Popularność Podhala i Zakopanego zaczęła się w połowie XIX wieku, kiedy władze galicyjskie utworzyły na terenie Zakopanego i okolic autonomiczną gminę. Dzięki temu Zakopane stało się intelektualną stolicą Polski, a do miasta zaczęła zjeżdżać cała śmietanka intelektualna, która wykreowała modę na góralszczyznę. Krzyżowały się tu także elementy wołoskie, ruskie, polskie, węgierskie i słowackie. Poza tym na Podhalu ukształtował się odrębny typ kultury pasterskiej górali podhalańskich.
Dziś miejscem centralnym Podhala - niekwestionowanym centrum tego regionu - jest Zakopane jako zimowa stolica Polski, z licznymi sanatoriami, pensjonatami i muzeami.
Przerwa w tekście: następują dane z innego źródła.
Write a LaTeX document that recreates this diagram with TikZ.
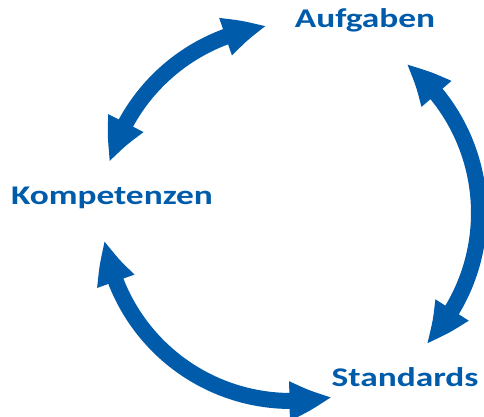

Równie popularne we wszystkie długie weekendy, a także latem, kiedy pogoda pozwala na amatorskie wyprawy graniami i dolinami Tatr. Obok Zakopanego najciekawsze miejsca warte odwiedzenia to Nowy Targ - historyczna stolica Podhala i doskonały punkt wypadowy do pieszych i rowerowych wycieczek w regiony Gorców, Spisza i Pienin. Znakomitym miejscem wypadowym jest również Białka Tatrzańska, czyli znana wieś letniskowa, czy Bukowina Tatrzańska słynna ze względu na zachowane przedwojenne drewniane pensjonaty. Południowa część Podhala nazywana jest czasem Skalnym Podhalem i obejmuje obszar od Brzegów i Bukowiny, po Kościelisko, Witów i Zakopane.
Kuchnia tego regionu wyrosła z natury. Podhalańskie gaździny, mając do dyspozycji głównie kapustę i ziemniaki (nazywane grulami), mąkę jęczmienną (jarcaną), owsianą lub kukurydzianą, potrafią wyczarować z nich kulinarne cudeńka. Przed bacami, gazdami i przyjezdnymi ceprami na talerzach pojawiają się kluski, np. scykane gałuski ze spyrkom i cebulom, bukty lub kluski grulane. Oszczędne gospodynie chleb zastępowały moskolem (plackiem – podpłomykiem pieczonym na blasze, którego recepturę przywieźli ze sobą… rosyjscy jeńcy wojenni podczas pierwszej wojny światowej!). Zmęczonym wypasem owiec bacom i trudnymi wyprawami turystom sił zwykle dodaje popularna kwaśnica, zupa gotowana z kiszonej kapusty, żeberek wędzonych, słoniny i boczku lub rosół, podawany tutaj nie z makaronem, ale… ziemniakami! Z mięs na stołach gości przede wszystkim baranina (np. kotlet barani z oscypkiem, szaszłyk lub udziec barani). Specjalnością Podhala wciąż pozostają jednak sery owcze, których sekrety wyrobu są przekazywane w góralskich rodzinach z pokolenia na pokolenie. Z owczego twarogu (bundzu), powstaje nie tylko orzeźwiająca żętyca (skwaśniała serwatka, podawana do ziemniaków), ale także oscypek (wkładanych do ozdobnych form, moczony w osolonej, zimnej wodzie i wędzony). Podhalańskie lasy oferują też aromatyczne, szlachetne grzyby i jagody. W góralskich karczmach można spróbować sezonowych pyszności. A na deser? Skuście się na hrubą babę, czyli słodką babę ziemniaczano-drożdżową, kramarz (placek z ciasta na miodzie przekładany kremem) lub podhalański kołacz. Humor za to turystom i góralom poprawia góralska herbatka „z prądem”, wzmacniana… śliwowicą.
Przygodę z podhalańską kuchnią proponujemy zacząć od tradycyjnych moskoli.
Moskole
Składniki:
500 g ugotowanych ziemniaków
400 g mąki
50 g drożdży
Szklanka mleka
Jajko
Sól morska Prymat
Cukier
Olej do smażenia
Sposób przygotpwania:
Drożdże rozpuścić w letnim mleku z cukrem i odrobiną mąki, odstawić do podrośnięcia. Przepuszczone przez praskę ugotowane, ciepłe ziemniaki wymieszać z mąką, jajkiem i drożdżami, zagnieść ciasto. Lepić małe okrągłe placuszki i smażyć na płaskiej patelni na odrobinie tłuszczu. Moskole podajemy na ciepło z bryndzą, masełkami smakowymi i startym oscypkiem.